Dataset content:
***

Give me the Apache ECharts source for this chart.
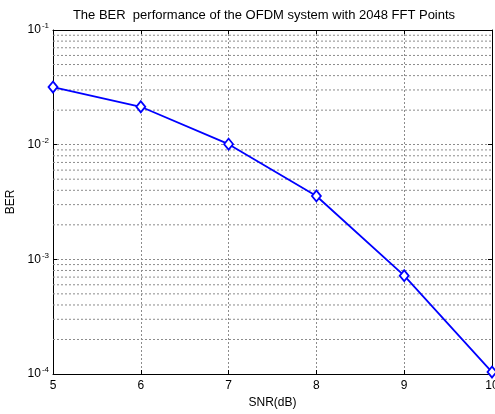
<!DOCTYPE html>
<html>
<head>
<meta charset="utf-8">
<script src="https://cdn.jsdelivr.net/npm/echarts@6/dist/echarts.min.js"></script>
<style>
html,body{margin:0;padding:0;background:#fff;}
#c{width:495px;height:414px;}
</style>
</head>
<body>
<div id="c"></div>
<script>
var snr = [5, 6, 7, 8, 9, 10];
var ber = [0.0318, 0.0214, 0.0101, 0.00357, 0.00072, 0.000104];
var minorGrid = [2e-4,3e-4,4e-4,5e-4,6e-4,7e-4,8e-4,9e-4,
                 2e-3,3e-3,4e-3,5e-3,6e-3,7e-3,8e-3,9e-3,
                 2e-2,3e-2,4e-2,5e-2,6e-2,7e-2,8e-2,9e-2];
var titleText = 'The BER  performance of the OFDM system with 2048 FFT Points';

var font = 'Liberation Sans, Arial, sans-serif';
var gridColor = '#8c8c8c';
var gridDash = [2,2];
var gridLine = {show:true, lineStyle:{color:gridColor, type:gridDash, width:1}};

var minorSeries = minorGrid.map(function(v){
  return {
    type:'line', data:[[snr[0], v],[snr[snr.length-1], v]],
    symbol:'none', silent:true, z:1,
    lineStyle:{color:gridColor, type:gridDash, width:1}
  };
});

var chart = echarts.init(document.getElementById('c'), null, {renderer:'canvas'});
chart.setOption({
  backgroundColor:'#fff',
  animation:false,
  title:{text:titleText, left:259, textAlign:'center', top:4,
    textStyle:{fontFamily:font, fontSize:13, fontWeight:'normal', color:'#000'}},
  grid:{left:53, top:30, right:3, bottom:40, containLabel:false, outerBoundsMode:'none'},
  xAxis:[{
    type:'value', min:5, max:10, interval:1,
    name:'SNR(dB)', nameLocation:'middle', nameGap:23,
    nameTextStyle:{fontFamily:font, fontSize:12, color:'#000'},
    axisLine:{show:true, lineStyle:{color:'#000', width:1}},
    axisTick:{show:true, inside:true, length:4, lineStyle:{color:'#000'}},
    axisLabel:{fontFamily:font, fontSize:12, color:'#000', margin:6},
    splitLine:gridLine
  },{
    type:'value', min:5, max:10, interval:1, position:'top',
    axisLine:{show:true, onZero:false, lineStyle:{color:'#000', width:1}},
    axisTick:{show:true, inside:true, length:4, lineStyle:{color:'#000'}},
    axisLabel:{show:false}, splitLine:{show:false}
  }],
  yAxis:[{
    type:'log', logBase:10, min:1e-4, max:1e-1,
    name:'BER', nameLocation:'middle', nameGap:35,
    nameTextStyle:{fontFamily:font, fontSize:12, color:'#000'},
    axisLine:{show:true, lineStyle:{color:'#000', width:1}},
    axisTick:{show:true, inside:true, length:4, lineStyle:{color:'#000'}},
    axisLabel:{fontFamily:font, color:'#000', margin:4,
      formatter:function(v){ return '{b|10}{s|' + Math.round(Math.log10(v)) + '}'; },
      rich:{b:{fontFamily:font, fontSize:12, color:'#000'},
            s:{fontFamily:font, fontSize:8, color:'#000', verticalAlign:'top', padding:[0,0,8,1]}}},
    splitLine:gridLine
  },{
    type:'log', logBase:10, min:1e-4, max:1e-1, position:'right',
    axisLine:{show:true, lineStyle:{color:'#000', width:1}},
    axisTick:{show:true, inside:true, length:4, lineStyle:{color:'#000'}},
    axisLabel:{show:false}, splitLine:{show:false}
  }],
  series:minorSeries.concat([{
    type:'line',
    data:snr.map(function(x,i){return [x, ber[i]];}),
    symbol:'diamond', symbolSize:[9,11], showSymbol:true,
    lineStyle:{color:'#0000ff', width:1.8},
    itemStyle:{color:'#fff', borderColor:'#0000ff', borderWidth:1.8},
    clip:false,
    z:5
  }])
});
</script>
</body>
</html>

***

Task directions: Up to and including the line containing "var titleText = 'The", repeat every line from the start of the data, but none of the pictures.

Written reply:
Give me the Apache ECharts source for this chart.
<!DOCTYPE html>
<html>
<head>
<meta charset="utf-8">
<script src="https://cdn.jsdelivr.net/npm/echarts@6/dist/echarts.min.js"></script>
<style>
html,body{margin:0;padding:0;background:#fff;}
#c{width:495px;height:414px;}
</style>
</head>
<body>
<div id="c"></div>
<script>
var snr = [5, 6, 7, 8, 9, 10];
var ber = [0.0318, 0.0214, 0.0101, 0.00357, 0.00072, 0.000104];
var minorGrid = [2e-4,3e-4,4e-4,5e-4,6e-4,7e-4,8e-4,9e-4,
                 2e-3,3e-3,4e-3,5e-3,6e-3,7e-3,8e-3,9e-3,
                 2e-2,3e-2,4e-2,5e-2,6e-2,7e-2,8e-2,9e-2];
var titleText = 'The BER  performance of the OFDM system with 2048 FFT Points';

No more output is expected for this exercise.